AUSTRALIA and India have discussed ways of strengthening trade ties, with the agriculture sector hoping the nation is a step closer to better access to one of the world's largest and fastest growing markets.
Agriculture Minister David Littleproud with his Indian counterpart Narendra Singh Tomar virtually to discuss the agricultural trading relationship such as the India-Australia Grains Partnership, along with improving market access and fostering closer cooperation.
Mr Littleproud said the meeting, held despite the ongoing COVID emergency unfolding in India, was "a true testament to the strength of our bilateral relationship".
"The key to this relationship is building on and increasing agricultural trade between our two great countries - even small gains can mean large value for Australian exporters," Mr Littleproud said.
"Last year, we committed to the India-Australia Grains Partnership, and through this we aim to support closer grains industry relationships and share our expertise.
"But this doesn't just stop at market access.
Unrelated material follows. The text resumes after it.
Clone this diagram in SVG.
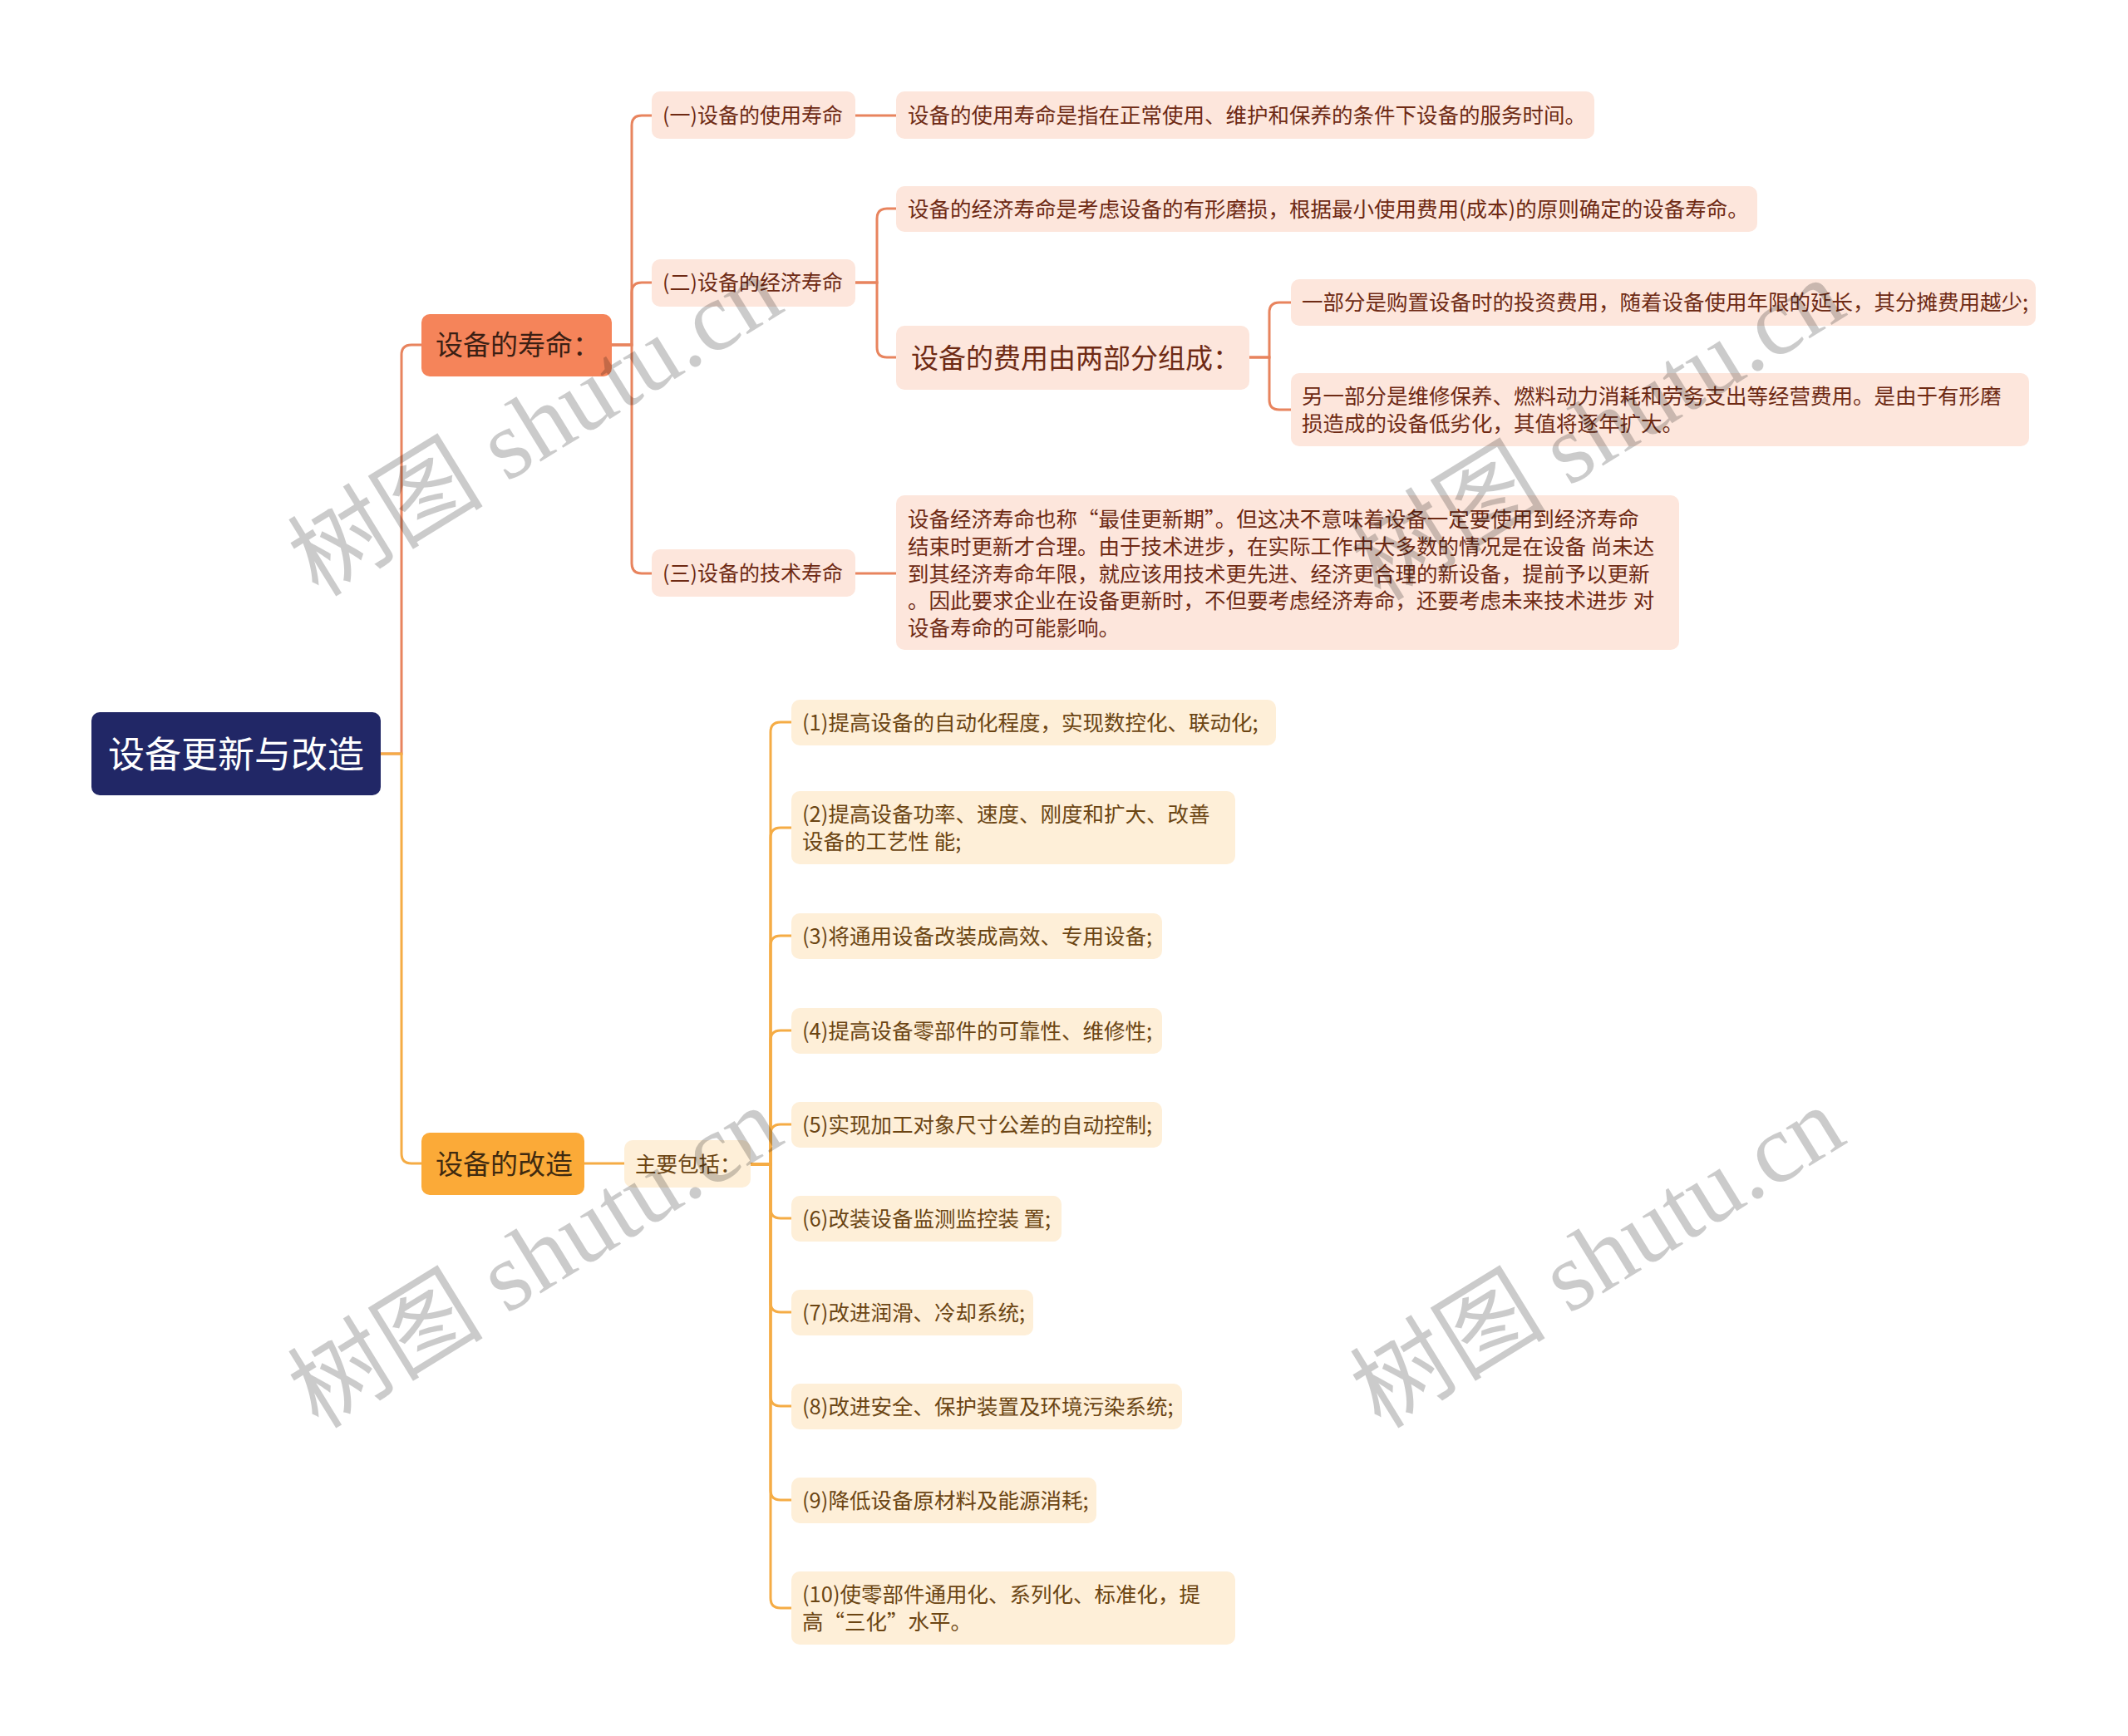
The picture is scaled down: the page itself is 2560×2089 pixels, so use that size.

Australians are experts in grains storage, handling and supply chains, and we wish to share this knowledge with the world to help improve food security."
Mr Littleproud said he was working with India to resolve trade barriers and seek approval of improved market access conditions such as in-transit phosphine fumigation for export commodities, which will provide more treatment options for Australian exporters.
At the moment, Australia's two-way agricultural trade with India is valued at over $1 billion, with lentils, greasy wool, almonds, raw cotton and oats among the key exports to India.
Forging agricultural trade partnerships with India has been historically difficult due to the way its agriculture industry is set up.
More than 86 per cent of India's cultivated farmland is owned by smaller farmers who own less than two hectares each, with the government providing many farmers a minimum support price for certain crops such as wheat and rice.
Recent law changes by the Indian government designed to make it easier for farmers to bypass government-regulated markets and sell their produce directly to private buyers.
While the changes have been met with months of large protests across the country, as Indian farmers fear being pushed out by large corporations, the new laws could be an opportunity for Australia.
GrainGrowers chief executive David McKeon said along with the high-level dialogue and rhetoric, it was important for the government to directly focus on trade barriers holding Australian commodities out of India.
"There are long-term tariffs on chickpeas and lentils, and barriers on malt barley due to weed seed thresholds," Mr McKeon said.
"Recently we've seen the easing of tariff restrictions on some pulses such as mung beans. It's a small trade market in Australia but it does signal things are heading in the right direction.
"We are watching carefully to see whether the same decisions are made in the coming months around lentils and chickpeas
"The window for winter plantings is almost closed for Australian farmers, but anyone with lentils in the ground, easing the Indian restrictions would be a massive boost this year."